Son muy escasas las aproximaciones empíricas a este ámbito en nuestro país. Las realizadas por los profesores de Economía de la Empresa Emilio Huerta y Vicente Salas son de las más destacadas. De sus trabajos comparados sobre dimensión empresarial y productividad se deduce que la calidad de la gestión empresarial (el uso de técnicas adecuadas para organizar el trabajo, coordinar y motivar a las personas en la organización) explica también la distribución por tamaños de las empresas. Junto a ella, o dentro del mismo concepto de calidad de la función empresarial, la capacidad para fortalecer la confianza entre los principales actores de la empresa, disponen de mayor influencia en las diferencias de tamaños medios empresariales que las existentes en el funcionamiento de los mercados de productos y factores. Son conclusiones similares a las destacadas recientemente por el presidente del BCE (Moving to the Frontier: Promoting the Diffusion of Innovation) subrayando cómo la difusión tecnológica, no solo la propia generación de innovación, requiere de calidad de la gestión empresarial capaz de propiciar adaptaciones organizativas que absorban nuevas tecnologías; nuevas técnicas de gobernar las empresas, en definitiva.

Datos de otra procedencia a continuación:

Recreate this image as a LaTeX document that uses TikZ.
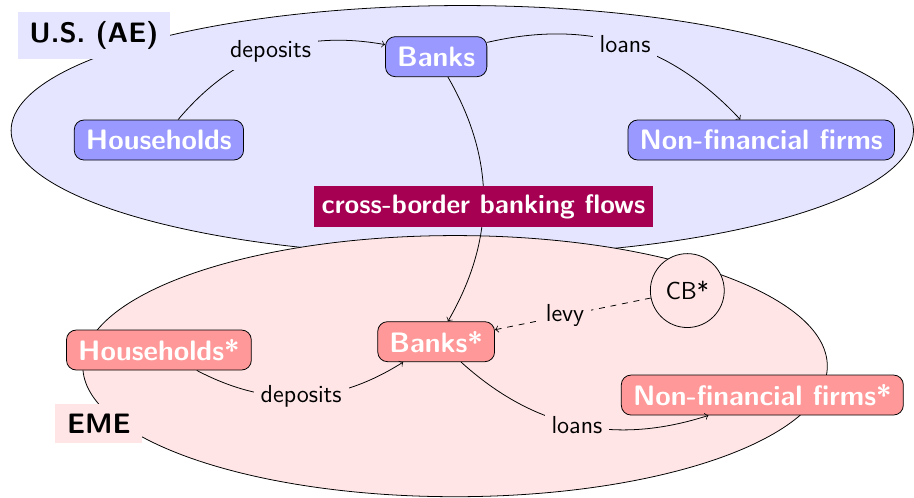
\documentclass[tikz,border=0pt]{standalone}
\usepackage{tikz}
\usepackage{amsmath}

\definecolor{xborder}{RGB}{166,0,82}

\begin{document}
\begin{tikzpicture}[ae/.style = {draw, rounded corners=5pt, fill=blue!40, text=white, font=\Large\bfseries\sffamily, inner xsep=6pt, minimum height=0.72cm},
        eme/.style = {ae, fill=red!40},
        flow/.style = {font=\fontsize{12.6}{15}\selectfont\sffamily, inner sep=3.5pt},
        region/.style = {font=\Large\bfseries\sffamily, inner xsep=6pt}]
        \useasboundingbox (0,0) rectangle (16.45,8.96);
        % the two economies
        \draw[fill=blue!10] (8.32,6.61) ellipse [x radius=8.12cm, y radius=2.25cm];
        \draw[fill=red!10] (8.19,2.37) ellipse [x radius=6.70cm, y radius=2.35cm];
        \node[region, fill=blue!10, minimum height=0.86cm] (us) at (1.69,8.32) {U.S. (AE)};
        \node[region, fill=red!10, minimum height=0.70cm] (em) at (1.78,1.33) {EME};

        \node[ae] (b) at (7.85,7.94) {Banks};
        \node[ae] (h) at (2.86,6.44) {Households};
        \node[ae] (f) at (13.70,6.44) {Non-financial firms};
        \node[eme] (bs) at (7.85,2.81) {Banks*};
        \node[eme] (hs) at (2.86,2.66) {Households*};
        \node[eme] (fs) at (13.72,1.85) {Non-financial firms*};
        \node[draw, circle, fill=red!10, minimum size=1.33cm, font=\fontsize{12.6}{15}\selectfont\sffamily] (cb) at (12.37,3.73) {CB*};

        \draw[->] (h) to[bend left=30] node[flow, fill=blue!10] {deposits} (b);
        \draw[->] (b) to[bend left=30] node[flow, fill=blue!10] {loans} (f);
        \draw[->] (hs) to[bend right=30] node[flow, fill=red!10] {deposits} (bs);
        \draw[->] (bs) to[bend right=30] node[flow, fill=red!10] {loans} (fs);
        \draw[->] (b) to[bend left=30] node[pos=0.53, fill=xborder, text=white, font=\fontsize{13.7}{16}\selectfont\bfseries\sffamily, inner xsep=4pt, minimum height=0.74cm] {cross-border banking flows} (bs);
        \draw[->, dashed] (cb) -- node[flow, fill=red!10, pos=0.55] {levy} (bs);
    \end{tikzpicture}
\end{document}
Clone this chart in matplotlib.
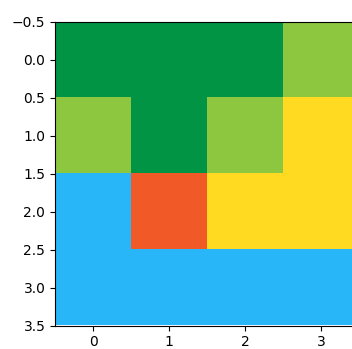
import matplotlib
matplotlib.use("Agg")
import matplotlib.pyplot as plt
from matplotlib.colors import ListedColormap, BoundaryNorm
import numpy as np

# category index per cell
grid = [
    [0, 0, 0, 1],
    [1, 0, 1, 2],
    [3, 4, 2, 2],
    [3, 3, 3, 3],
]
palette = ["#009444", "#8DC63F", "#FFDA21", "#29B6F8", "#F15A27"]
xticks = [0, 1, 2, 3]
yticks = [-0.5, 0.0, 0.5, 1.0, 1.5, 2.0, 2.5, 3.0, 3.5]

W, H = 352, 349
fig = plt.figure(figsize=(W / 100, H / 100), dpi=100)
left, right, top, bottom = 54.6, 359.5, 21.5, 325.5
ax = fig.add_axes([left / W, 1 - bottom / H, (right - left) / W, (bottom - top) / H])
cmap = ListedColormap(palette)
norm = BoundaryNorm(np.arange(len(palette) + 1) - 0.5, len(palette))
ax.imshow(np.array(grid), cmap=cmap, norm=norm, interpolation="nearest")
ax.set_xticks(xticks)
ax.set_yticks(yticks)
ax.set_yticklabels([f"{v:.1f}".replace("-", "\u2212") for v in yticks])
ax.tick_params(labelsize=10)
fig.savefig("out.png", dpi=100)
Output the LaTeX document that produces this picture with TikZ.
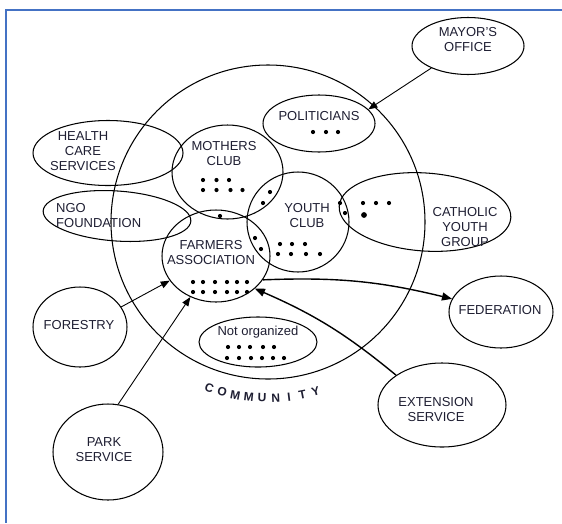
\documentclass[tikz,border=0pt]{standalone}
\usepackage{fontspec}
\setmainfont{Liberation Sans}
\usetikzlibrary{shapes.geometric,arrows.meta}
\definecolor{ink}{HTML}{1E1E32}
\definecolor{frameblue}{HTML}{4472C4}
\begin{document}
\begin{tikzpicture}[x=1pt,y=-1pt,
  blob/.style={draw=black,line width=1.05pt,ellipse,inner sep=0pt},
  lbl/.style={text=ink,font=\fontsize{13}{15}\selectfont,align=center,inner sep=0pt},
  arcletter/.style={text=ink,font=\bfseries\fontsize{12}{14}\selectfont,inner sep=0pt},
  thinarrow/.style={line width=0.9pt,-{Triangle[length=9pt,width=7pt]}},
  thickarrow/.style={line width=1.4pt,-{Triangle[length=10pt,width=8pt]}}]
\useasboundingbox (0,0) rectangle (562,523);
\draw[frameblue,line width=2pt] (562,10) -- (6,10) -- (6,523);

% community circle and its label, one letter at a time along the rim
\node[blob,circle,minimum size=314pt] (community) at (268,222) {};
\foreach \ch [count=\i] in {C,O,M,M,U,N,I,T,Y} {
  \pgfmathsetmacro\ang{-109.5+(\i-1)*4.4}
  \node[arcletter,rotate=\ang+90] (comm\i) at ([shift={(\ang:176pt)}]268,222) {\ch};
}

% groups
\node[blob,minimum width=112pt,minimum height=57pt] (mayor) at (468,46) {};
\node[blob,minimum width=112pt,minimum height=57pt] (politicians) at (319,123.5) {};
\node[blob,minimum width=150pt,minimum height=65pt] (health) at (108,153) {};
\node[blob,minimum width=148pt,minimum height=50pt,rotate=-4] (ngo) at (117,216) {};
\node[blob,minimum width=111pt,minimum height=94pt] (mothers) at (227.5,172) {};
\node[blob,minimum width=102pt,minimum height=100pt] (youth) at (298,222) {};
\node[blob,minimum width=172pt,minimum height=78pt,rotate=-4] (catholic) at (425,212) {};
\node[blob,minimum width=108pt,minimum height=92pt] (farmers) at (216,256) {};
\node[blob,minimum width=118pt,minimum height=50pt] (unorganized) at (258,342) {};
\node[blob,minimum width=94pt,minimum height=80pt] (forestry) at (80,327) {};
\node[blob,minimum width=110pt,minimum height=96pt] (park) at (108,452) {};
\node[blob,minimum width=104pt,minimum height=72pt] (federation) at (501,312) {};
\node[blob,minimum width=128pt,minimum height=84pt] (extension) at (442,405) {};

% labels
\node[lbl] (mayorT) at (468,40) {MAYOR'S\\OFFICE};
\node[lbl] (politiciansT) at (319,116) {POLITICIANS};
\node[lbl] (healthT) at (83,151) {HEALTH\\CARE\\SERVICES};
\node[lbl,align=left,anchor=west] (ngoT) at (56,216) {NGO\\FOUNDATION};
\node[lbl] (mothersT) at (224,154) {MOTHERS\\CLUB};
\node[lbl] (youthT) at (307,215.5) {YOUTH\\CLUB};
\node[lbl] (catholicT) at (465,227) {CATHOLIC\\YOUTH\\GROUP};
\node[lbl] (farmersT) at (211,253) {FARMERS\\ASSOCIATION};
\node[lbl] (unorganizedT) at (258,332) {Not organized};
\node[lbl] (forestryT) at (79,325) {FORESTRY};
\node[lbl] (parkT) at (104,450) {PARK\\SERVICE};
\node[lbl] (federationT) at (500,310) {FEDERATION};
\node[lbl] (extensionT) at (436,409.5) {EXTENSION\\SERVICE};

% members
\foreach \p in {(313,132),(326,132),(338,132),
  (203,180),(216.5,180),(229,180),(203,190),(216.5,190),(230.5,190),(242.5,190),
  (220,216),(270,192),(263,203),(255,238),(261,249),
  (280,244),(292,244),(305,244),(278,254),(291,254),(306,254),(320,254),
  (340,203),(345,213),(363,203),(376,203),(389,203),
  (193,282),(203,282),(215,282),(227,282),(237,282),(247,282),
  (193,292),(203,292),(215,292),(227,292),(237,292),(247,292),
  (228,347),(239,347),(250,347),(263,347),(274,347),
  (227,358),(239,358),(251,358),(262,358),(273,358),(284,358)}
  \fill \p circle[radius=2.1pt];
\fill (364,215) circle[radius=2.9pt];

% links
\draw[thinarrow] (mayor.211) -- (politicians.16);
\draw[thinarrow] (forestry.26) -- (farmers.208);
\draw[thinarrow] (park.78) -- (farmers.238);
\draw[thickarrow] (farmers.-27) to[bend left=8] (federation.165);
\draw[thickarrow] (extension.147) to[bend right=8] (farmers.-40);
\end{tikzpicture}
\end{document}
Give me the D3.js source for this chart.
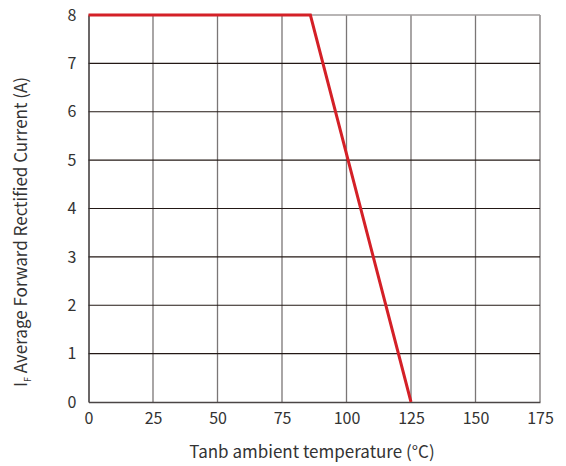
<!DOCTYPE html>
<html>
<head>
<meta charset="utf-8">
<script src="https://cdn.jsdelivr.net/npm/d3@7"></script>
<style>
  body { margin: 0; background: #fff; }
  text { font-family: "Noto Sans CJK SC", "Noto Sans", sans-serif; fill: #333; }
</style>
</head>
<body>
<svg width="566" height="466"></svg>
<script>
// derating curve: temperature (°C) vs current (A)
const temps = [0, 86, 125]
const amps = [8, 8, 0]
const xTicks = [0, 25, 50, 75, 100, 125, 150, 175]
const yTicks = [0, 1, 2, 3, 4, 5, 6, 7, 8]

const svg = d3.select('svg')
const margin = { top: 15, right: 26, bottom: 64, left: 88.5 }
const innerWidth = 566 - margin.left - margin.right
const innerHeight = 466 - margin.top - margin.bottom

const xScale = d3.scaleLinear().domain([0, 175]).range([0, innerWidth])
const yScale = d3.scaleLinear().domain([0, 8]).range([innerHeight, 0])

const g = svg.append('g')
    .attr('transform', `translate(${margin.left}, ${margin.top})`)

// vertical grid (grey)
g.append('g')
    .selectAll('line')
    .data(xTicks.slice(1))
    .join('line')
      .attr('x1', d => xScale(d))
      .attr('x2', d => xScale(d))
      .attr('y1', 0)
      .attr('y2', innerHeight)
      .attr('stroke', '#7a7676')
      .attr('stroke-width', 1.3)

// horizontal grid (dark)
g.append('g')
    .selectAll('line')
    .data(yTicks.slice(1, -1))
    .join('line')
      .attr('x1', 0)
      .attr('x2', innerWidth)
      .attr('y1', d => yScale(d))
      .attr('y2', d => yScale(d))
      .attr('stroke', '#231815')
      .attr('stroke-width', 1.2)

// top border
g.append('line')
    .attr('x1', 0).attr('x2', innerWidth)
    .attr('y1', 0).attr('y2', 0)
    .attr('stroke', '#a09c9c')
    .attr('stroke-width', 1.5)

// left axis
g.append('g')
    .call(d3.axisLeft(yScale).tickValues(yTicks).tickSize(0).tickPadding(12))
    .call(ax => ax.select('.domain').attr('stroke', '#3a3434').attr('stroke-width', 1.5))
    .call(ax => ax.selectAll('text').style('font-size', '16px').attr('fill', '#333'))

// bottom axis
g.append('g')
    .attr('transform', `translate(0, ${innerHeight})`)
    .call(d3.axisBottom(xScale).tickValues(xTicks).tickSize(0).tickPadding(11))
    .call(ax => ax.select('.domain').attr('stroke', '#4a4545').attr('stroke-width', 1.5))
    .call(ax => ax.selectAll('text').style('font-size', '16px').attr('fill', '#333'))

// curve
const line = d3.line()
    .x((d, i) => xScale(temps[i]))
    .y(d => yScale(d))

g.append('path')
    .datum(amps)
    .attr('d', line)
    .attr('fill', 'none')
    .attr('stroke', '#d42027')
    .attr('stroke-width', 3)
    .attr('stroke-linejoin', 'miter')

// axis titles
svg.append('text')
    .attr('x', 312)
    .attr('y', 458)
    .attr('text-anchor', 'middle')
    .style('font-size', '17px')
    .text('Tanb ambient temperature (°C)')

const yTitle = svg.append('text')
    .attr('transform', 'translate(27, 232) rotate(-90)')
    .attr('text-anchor', 'middle')
    .style('font-size', '17px')
yTitle.append('tspan').text('I')
yTitle.append('tspan').attr('dy', 4).style('font-size', '9px').text('F')
yTitle.append('tspan').attr('dy', -4).text(' Average Forward Rectified Current (A)')
</script>
</body>
</html>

Estas referencias a los aspectos más directamente vinculados al interior de la "caja negra" no significa que los relativos al entorno, a la reducción de barreras limitativas de la competencia, a la calidad de las instituciones y las políticas, incluida la educación y la inversión pública en I+D, o la adecuada asignación de financiación, sean poco importantes. Su eficacia, en todo caso, sería mucho mayor si la composición del censo empresarial y la calidad de los que dirigen la amplia mayoría de las empresas, fueran más adecuadas. Ejemplos no faltan, dentro y fuera de nuestro país, para descartar que se trate de limitaciones imposibles de superar.